> _Task to carry out_: Below is a listing. Gather each line of it that contains "this".

######

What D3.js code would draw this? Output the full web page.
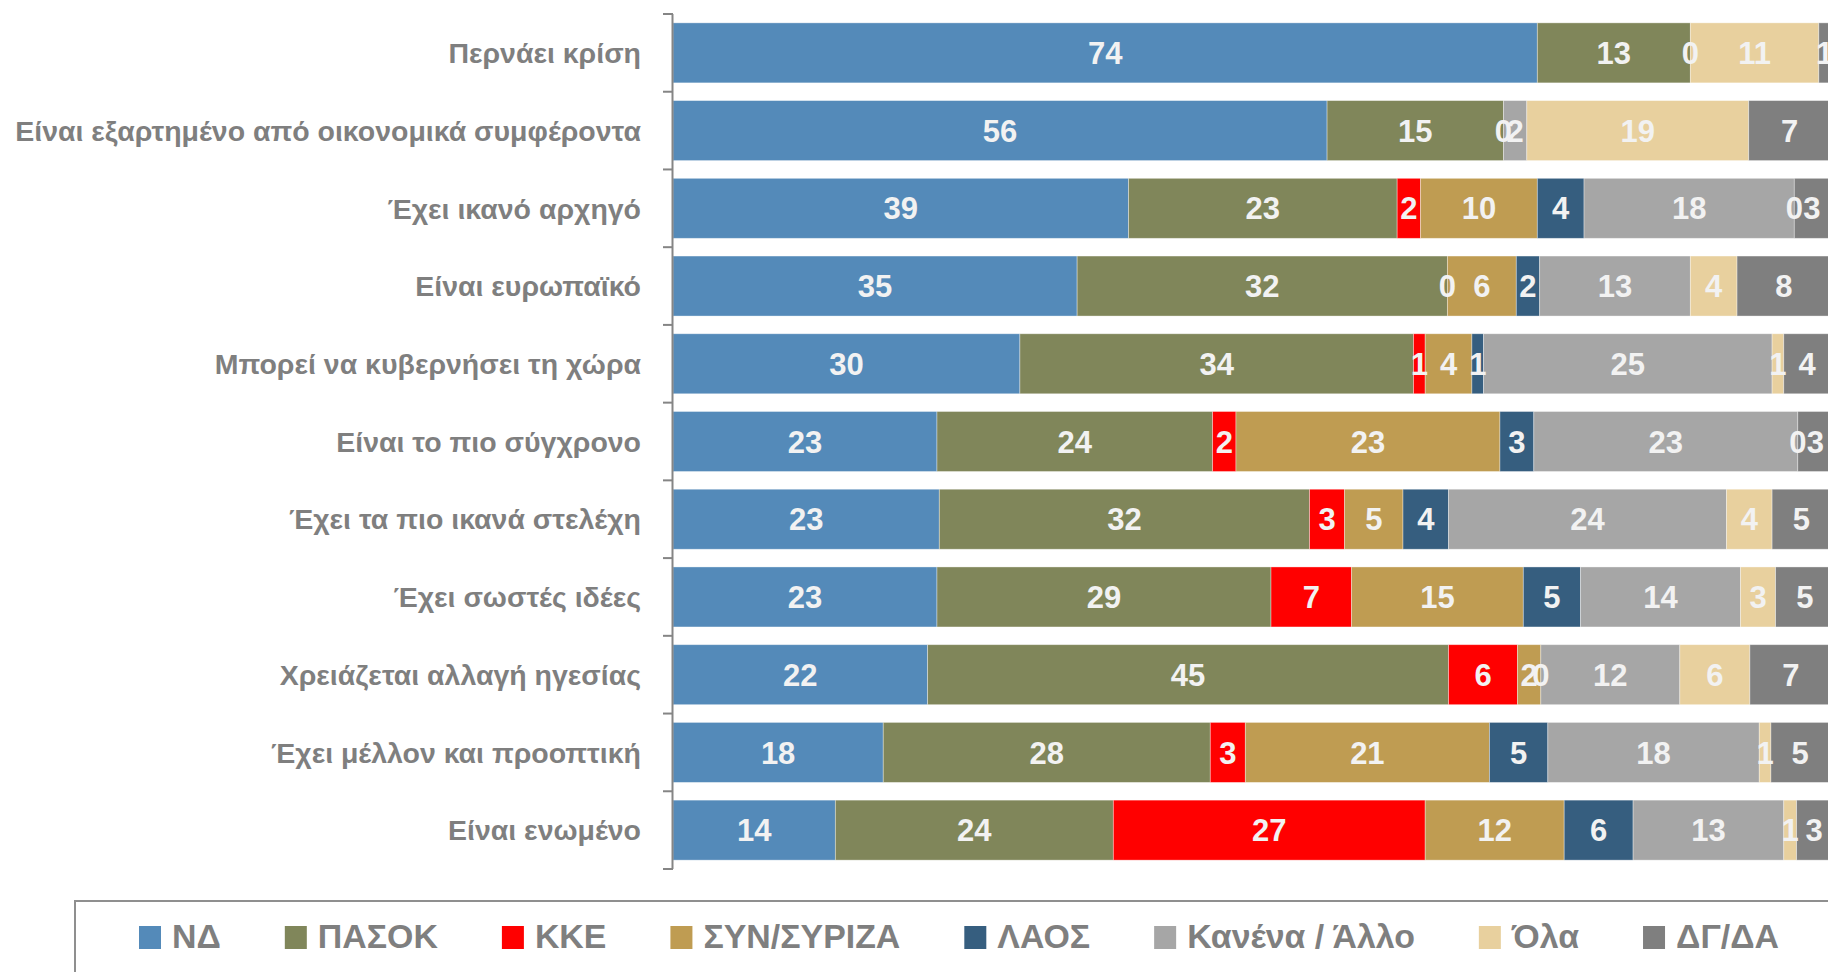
<!DOCTYPE html>
<html>
<head>
<meta charset="utf-8">
<script src="https://cdn.jsdelivr.net/npm/d3@7"></script>
<style>
  html, body { margin: 0; padding: 0; background: #ffffff; overflow: hidden; }
  svg { display: block; }
</style>
</head>
<body>
<svg id="chart" width="1828" height="972"></svg>
<script>
// ---- DATA ----
const categories = [
  "Περνάει κρίση",
  "Είναι εξαρτημένο από οικονομικά συμφέροντα",
  "Έχει ικανό αρχηγό",
  "Είναι ευρωπαϊκό",
  "Μπορεί να κυβερνήσει τη χώρα",
  "Είναι το πιο σύγχρονο",
  "Έχει τα πιο ικανά στελέχη",
  "Έχει σωστές ιδέες",
  "Χρειάζεται αλλαγή ηγεσίας",
  "Έχει μέλλον και προοπτική",
  "Είναι ενωμένο"
];
const seriesNames = ["ΝΔ", "ΠΑΣΟΚ", "ΚΚΕ", "ΣΥΝ/ΣΥΡΙΖΑ", "ΛΑΟΣ", "Κανένα / Άλλο", "Όλα", "ΔΓ/ΔΑ"];
// values (%); labels show them rounded
const ND      = [74.0, 56.0, 39.0, 34.6, 29.7, 22.6, 22.8, 22.6, 21.8, 18.0, 13.9];
const PASOK   = [13.1, 15.1, 23.0, 31.7, 33.7, 23.6, 31.7, 28.6, 44.6, 28.0, 23.8];
const KKE     = [0, 0, 2.0, 0, 1.0, 2.0, 3.0, 6.9, 5.9, 3.0, 26.7];
const SYN     = [null, null, 10.0, 5.9, 4.0, 22.6, 5.0, 14.7, 2.0, 20.9, 11.9];
const LAOS    = [null, null, 4.0, 2.0, 1.0, 2.9, 3.9, 4.9, 0, 5.0, 5.9];
const KANENA  = [null, 2.0, 18.0, 12.9, 24.7, 22.6, 23.8, 13.7, 11.9, 18.1, 12.9];
const OLA     = [11.0, 19.0, 0, 4.0, 1.0, 0, 3.9, 3.0, 6.0, 1.0, 1.1];
const DGDA    = [1.0, 7.0, 3.0, 8.0, 4.0, 3.0, 5.0, 5.0, 7.0, 5.0, 3.0];
const seriesValues = [ND, PASOK, KKE, SYN, LAOS, KANENA, OLA, DGDA];
const seriesColors = ["#548ab9", "#80865a", "#ff0000", "#bf9c52", "#365e7f", "#a6a6a6", "#e8d09e", "#7f7f7f"];
const xDomain = [0, 100];

// ---- LAYOUT ----
const svg = d3.select("#chart");
const axisX = 673;
const plotTop = 14, plotBottom = 869;
const font = "'Liberation Sans', Arial, sans-serif";

const x = d3.scaleLinear().domain(xDomain).range([axisX, axisX + 1168]);
const y = d3.scaleBand().domain(categories).range([plotTop, plotBottom]).paddingInner(0.228).paddingOuter(0.114);

const rows = categories.map((c, i) => {
  const r = { cat: c };
  seriesNames.forEach((s, j) => { r[s] = seriesValues[j][i]; });
  return r;
});
const stack = d3.stack().keys(seriesNames).value((d, k) => d[k] == null ? 0 : d[k]);
const stacked = stack(rows);
const fmt = v => String(Math.round(v));

svg.append("clipPath").attr("id", "clip").append("rect")
  .attr("x", 0).attr("y", 0).attr("width", 1828).attr("height", 972);

const g = svg.append("g").attr("clip-path", "url(#clip)");
stacked.forEach((layer, j) => {
  g.append("g").selectAll("rect")
    .data(layer.filter(d => d.data[seriesNames[j]] != null && d.data[seriesNames[j]] > 0))
    .join("rect")
    .attr("x", d => x(d[0]))
    .attr("y", d => y(d.data.cat))
    .attr("width", d => x(d[1]) - x(d[0]))
    .attr("height", y.bandwidth())
    .attr("fill", seriesColors[j])
    .attr("stroke", "#ffffff")
    .attr("stroke-opacity", 0.45)
    .attr("stroke-width", 0.8);
});
stacked.forEach((layer, j) => {
  g.append("g").selectAll("text")
    .data(layer.filter(d => d.data[seriesNames[j]] != null))
    .join("text")
    .attr("x", d => (x(d[0]) + x(d[1])) / 2)
    .attr("y", d => y(d.data.cat) + y.bandwidth() / 2)
    .attr("dy", "0.36em")
    .attr("text-anchor", "middle")
    .attr("font-family", font)
    .attr("font-weight", "bold")
    .attr("font-size", 31)
    .attr("fill", "#f2f2f2")
    .text(d => fmt(d.data[seriesNames[j]]));
});

// category axis
const axisColor = "#858585";
svg.append("line").attr("x1", axisX - 0.5).attr("x2", axisX - 0.5)
  .attr("y1", plotTop).attr("y2", plotBottom)
  .attr("stroke", axisColor).attr("stroke-width", 2);
const tickYs = d3.range(categories.length + 1).map(i => plotTop + i * (plotBottom - plotTop) / categories.length);
svg.append("g").selectAll("line").data(tickYs).join("line")
  .attr("x1", axisX - 10).attr("x2", axisX)
  .attr("y1", d => d).attr("y2", d => d)
  .attr("stroke", axisColor).attr("stroke-width", 2);

// category labels
const labs = svg.append("g").selectAll("text").data(categories).join("text")
  .attr("x", 641)
  .attr("y", d => y(d) + y.bandwidth() / 2)
  .attr("dy", "0.36em")
  .attr("text-anchor", "end")
  .attr("font-family", font)
  .attr("font-weight", "bold")
  .attr("font-size", 26)
  .attr("fill", "#7f7f7f")
  .text(d => d);
let maxW = 0;
labs.each(function() { maxW = Math.max(maxW, this.getComputedTextLength()); });
const labFs = Math.max(20, Math.min(32, 26 * 626 / maxW));
labs.attr("font-size", labFs);

// legend
svg.append("rect").attr("x", 75).attr("y", 901).attr("width", 1900).attr("height", 200)
  .attr("fill", "none").attr("stroke", "#8f8f8f").attr("stroke-width", 2);
const legG = svg.append("g");
const probe = legG.append("text").attr("font-family", font).attr("font-weight", "bold")
  .attr("font-size", 32).text(seriesNames[3]);
const legFs = Math.max(24, Math.min(38, 32 * 197 / probe.node().getComputedTextLength()));
probe.remove();
let lx = 139;
seriesNames.forEach((s, j) => {
  legG.append("rect").attr("x", lx).attr("y", 926).attr("width", 22).attr("height", 23)
    .attr("fill", seriesColors[j]);
  const t = legG.append("text").attr("x", lx + 33).attr("y", 948)
    .attr("font-family", font).attr("font-weight", "bold").attr("font-size", legFs)
    .attr("fill", "#7f7f7f").text(s);
  lx += 33 + t.node().getComputedTextLength() + 64;
});
</script>
</body>
</html>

######

> _Reply_:
What D3.js code would draw this? Output the full web page.
labs.each(function() { maxW = Math.max(maxW, this.getComputedTextLength()); });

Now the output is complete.